As recently as 2011, Bamako hosted a vibrant and thriving music scene. It was the only place where a music lover could pay a $5 entrance fee and have the off chance of seeing Amadou and Mariam or John Lee Hooker take the stage. Large music festivals, such as the Festival of the Desert held just outside of Timbuktu, drew thousands of attendees and brought much-needed cash to the country.

Then in 2012 there was a rebellion of Tuaregs in the North and an eventual coup d’état. The country plunged into chaos. Jihadists, supported by Al-Qaeda in the Maghreb, took power and began imposing Sharia. Mali has been a Muslim country for centuries, but they also have no problem with playing music, dancing late into the night or imbibing — call it the French influence. All of that disappeared. The Festival of the Desert became a Festival in Exile. A country whose very history is contained in music fell silent.

It has only been this year that major festivals have begun to return to Bamako again, all featuring beefed up security. Despite the lingering instability, there is a resilience to Malians, a desire to continue their way of life unafraid. In the program the organizers of the festival said it is “intended to be an opportunity to open to the world, to be a moment of national reconciliation, rallying together around the best of traditional and contemporary music.” That’s a lot of pressure on a music festival, yet the tension I felt upon entering the Radisson fortress melted away once the music started.

It was about 10 p.m., and I was at the hotel bar with some friends when I heard the first notes coming from the conference room. We ambled back to the half-full room to see the opening acts, Nordie Jazz Quartet and Equinoxe. Then Malian royalty began to take the stage. First was the band of the late Aly Farka Touré, a multi-Grammy-winning artist who had collaborated with Taj Mahal and Ry Cooder. They are an exemplar of the Sahara or Tuareg Blues genre. They were followed by the two-time Grammy winner Toumani Diabate, a modern griot and his kora. He was joined by two of the most famous singers in Mali, Babani Kone and Habib Koite. The night ended with the artistic director, Cheick Tidiane Seck, taking the stage. The gregarious keyboardist and his drummer, Paco Sery, who has worked with Nina Simone and Eddy Louiss, performed a couple numbers with Diabate, who was then replaced by French violinist extraordinaire Didier Lockwood.

(Richie Koch)

But the shining star of the show was the all-women Ivorian band Bella Mondo. They played seemingly every genre of music besides jazz (between the two nights I saw them they covered Little Richard’s “Tutti Frutti,” Gloria Estefan’s “Mi Tierra,” a slinky number that sound like vintage Rick James and some standard Afropop), but the two lead singers’ infectious energy and dancing moved the crowd to their feet.

This was not your standard jazz festival. There was not a single saxophone, trumpet or upright bass. Toumani Diabate’s band was more traditional Malian music, a plaintive kora over a rhythm driven by two djembes (goblet-shaped drums topped with goatskin and played with the hands) and a dundunba (a large, cylindrical drum worn over the shoulder on a strap and covered in rawhide that the drummer wails upon with a curved stick).

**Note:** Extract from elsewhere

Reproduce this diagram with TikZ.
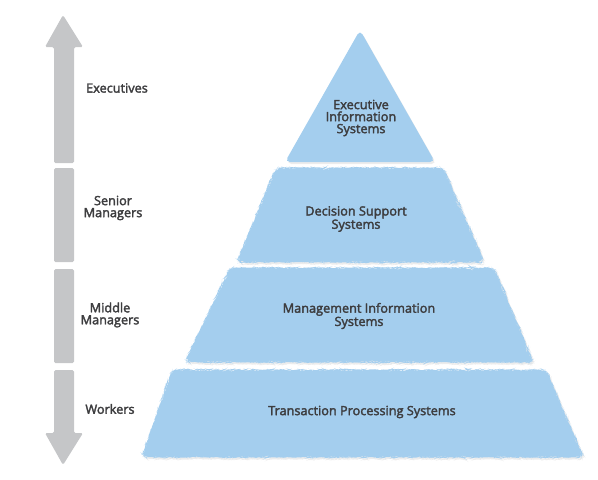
\documentclass[tikz,border=0pt]{standalone}
\usepackage{fontspec}
\setmainfont{Open Sans}
\newfontfamily\lblfont[FakeBold=2.5]{Open Sans}
\usepackage{tikz}
\usetikzlibrary{decorations.pathmorphing,shadows}
\definecolor{layerblue}{HTML}{A4CEEE}
\definecolor{arrowgray}{HTML}{C5C6C8}
\definecolor{textgray}{HTML}{3D3D3F}

\begin{document}
\begin{tikzpicture}[x=1pt,y=-1pt,
  layer/.style={fill=layerblue,rounded corners=5pt,
    drop shadow={shadow xshift=1.5pt,shadow yshift=-2pt,fill=black!12,opacity=0.6}},
  rough/.style={decorate,decoration={random steps,segment length=1.6pt,amplitude=0.45pt}},
  bar/.style={fill=arrowgray,rounded corners=1.5pt},
  lbl/.style={text=textgray,font=\lblfont\fontsize{12.7}{12}\selectfont,align=center,inner sep=0pt}]
  \useasboundingbox (0,0) rectangle (598,480);
  % level arrow (four pieces)
  \fill[bar] (63,15) -- (83,47) -- (74,47) -- (74,163) -- (54,163) -- (54,47) -- (45,47) -- cycle;
  \fill[bar] (54,168) rectangle (74,262);
  \fill[bar] (54,269) rectangle (74,363);
  \fill[bar] (54,370) -- (74,370) -- (74,433) -- (83,433) -- (63,465) -- (45,433) -- (54,433) -- cycle;
  % level labels
  \node[lbl] (exec) at (117,88) {Executives};
  \node[lbl] (senior) at (113,208) {Senior\\Managers};
  \node[lbl] (middle) at (110,315) {Middle\\Managers};
  \node[lbl] (workers) at (110,409) {Workers};
  % pyramid layers
  \fill[layer] (360,30) -- (435,162) -- (285,162) -- cycle;
  \fill[layer,rough] (276,168) -- (443,168) -- (484,262) -- (237,262) -- cycle;
  \fill[layer,rough] (230,268) -- (494,268) -- (533,362) -- (185,362) -- cycle;
  \fill[layer,rough] (172,370) -- (546,370) -- (583,457) -- (142,457) -- cycle;
  % system labels
  \node[lbl] (eis) at (361,118) {Executive\\Information\\Systems};
  \node[lbl] (dss) at (356,219) {Decision Support\\Systems};
  \node[lbl] (mis) at (359,316) {Management Information\\Systems};
  \node[lbl] (tps) at (362,412) {Transaction Processing Systems};
\end{tikzpicture}
\end{document}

Cheick Tidiane Seck’s group showed more jazz and funk influence, with Seck’s soaring and intricate work on the keyboard and Sery’s syncopated drumlines. Didier Lockwood, who worked with Miles Davis, amongst others, conjured dreamy soundscapes by looping different stanzas on his electric violin together. The songs, when they had lyrics, were sung most often in Bambara, which meant I didn’t understand a word, only the emotion behind it.

I left at 1:30 a.m. from a show that was supposed to end at midnight, and there were still Malians pouring in. The room was almost full. The cameramen kept having to shift positions to see around the audience that was standing and dancing amongst the chairs. As I walked out, Lockwood’s layered violin solos sounded like the soundtrack for a yet un-conceived Terrence Malick picture. Jazz, unlike other music, doesn’t evoke emotion so much as it conjures an immediate and powerful awareness of the present. Improvisations impossible to resist or predict had seized me and forced me to forget the wounds of yesterday and stop fretting about the perils of tomorrow. There was only this evening, this room and this music.